There was a date for when Abraham lived that I kept dwelling on after class the other night, knowing I’d seen it somewhere. In A History of God, Karen Armstrong tells us Abraham “left Ur and eventually settled in Canaan sometime between the twentieth and nineteenth centuries. We have no contemporary record of Abraham, but scholars think that he may have been one of the wandering chieftains who had led their people from Mesopotamia toward the Mediterranean at the end of the third millennium BCE”, approximately settling in the land of Canaan around 1850 BCE. (11-12)
Most of the reading that stuck out to me was Armstrong, though some were the sukkot texts Rabbi Seth brought in to class. I found it fascinating about the lulav representing the body of a person, the etrog representing the heart, and all of Israel! There is a lot of outside knowledge I bring to the class when it comes to certain aspects of what we are learning. I understand, but have not fully come to terms with the differences between scholarly work (particularly of someone raised in, who believes in a particular faith, versus a person who studies it from the outside) and everyday practice.

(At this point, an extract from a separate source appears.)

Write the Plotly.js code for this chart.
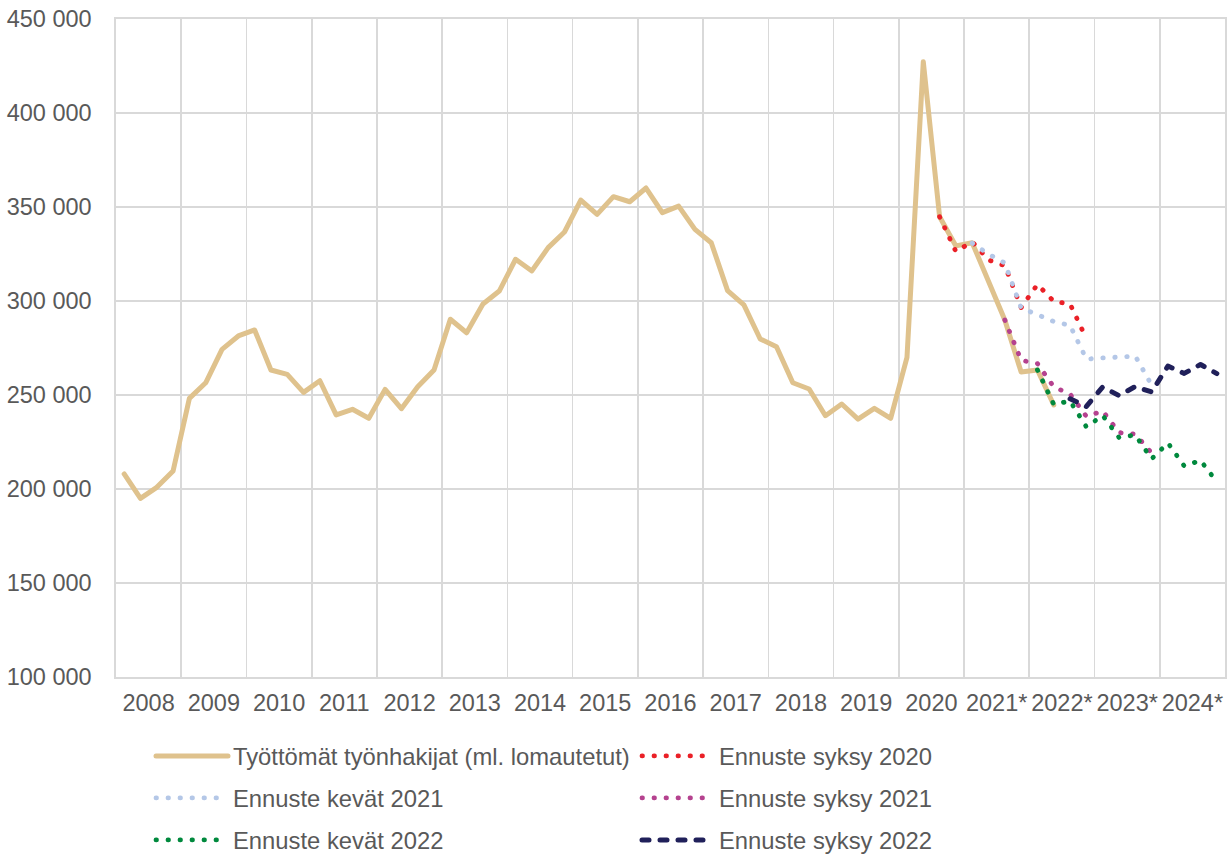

One instance of this frustration I have felt is Armstrong’s definition and repeated use of the term “goyim” to mean only “gentiles”, when, strictly speaking, the literal definition is “nations”, and can be used when referring to any body of peoples. Though it has come into usage in the vernacular as “gentiles”, as someone who is bound up in the study of linguistics, it’s (I feel) reappropriation is one that is disconcerting to me.
Some other instances throughout my reading of A History of God that stood out similarly was the omission of change in territorial names from Israel or Judah to Palestine, the latter being a name given by the Romans to a large region of land when they conquered the Israelites, naming it after the Israelites’ ancient enemy, the Philistines. The land of the Philistines was historically smaller than what has since been called Palestine.
Armstrong consistently referred to G-d as “Yahweh”. Within my practical experiences, I have no memory of any Jewish person(s) referring to G-d in any instance as “Yahweh”, instead using “Hashem” outside of prayer, and many other terms during prayer. “Yahweh” is, in my experiences, a very Christian way of referring to G-d, though this is a derivation of the sacred name of G-d, Yud-Hey-Vav-Hey. “Yahweh” and “Yahwist” is used by Jewish folk only in scholarly comparative religion circles.
Some questions I have going forward: Regarding the prophets, what are the differences in how Islam, Judaism, and Christianity view these folks? What meaning is there to the way the Qu’ran depicts the same stories? (I understand Islam is “correcting the mistakes” of passing the information, and of “correcting the corruption” of Judaism and Christianity, and I am curious how this shows through the Qu’ran, the hadith, and through other Islamic text and thought.) When it comes to living, and bringing the holy into everyday life, that are the reasons for kosher or halal slaughter, for covering of the head, for things like mezuzot and their counterparts (if they exist), etc? I hope we can explore these, and other issues that may come up, in the weeks to come.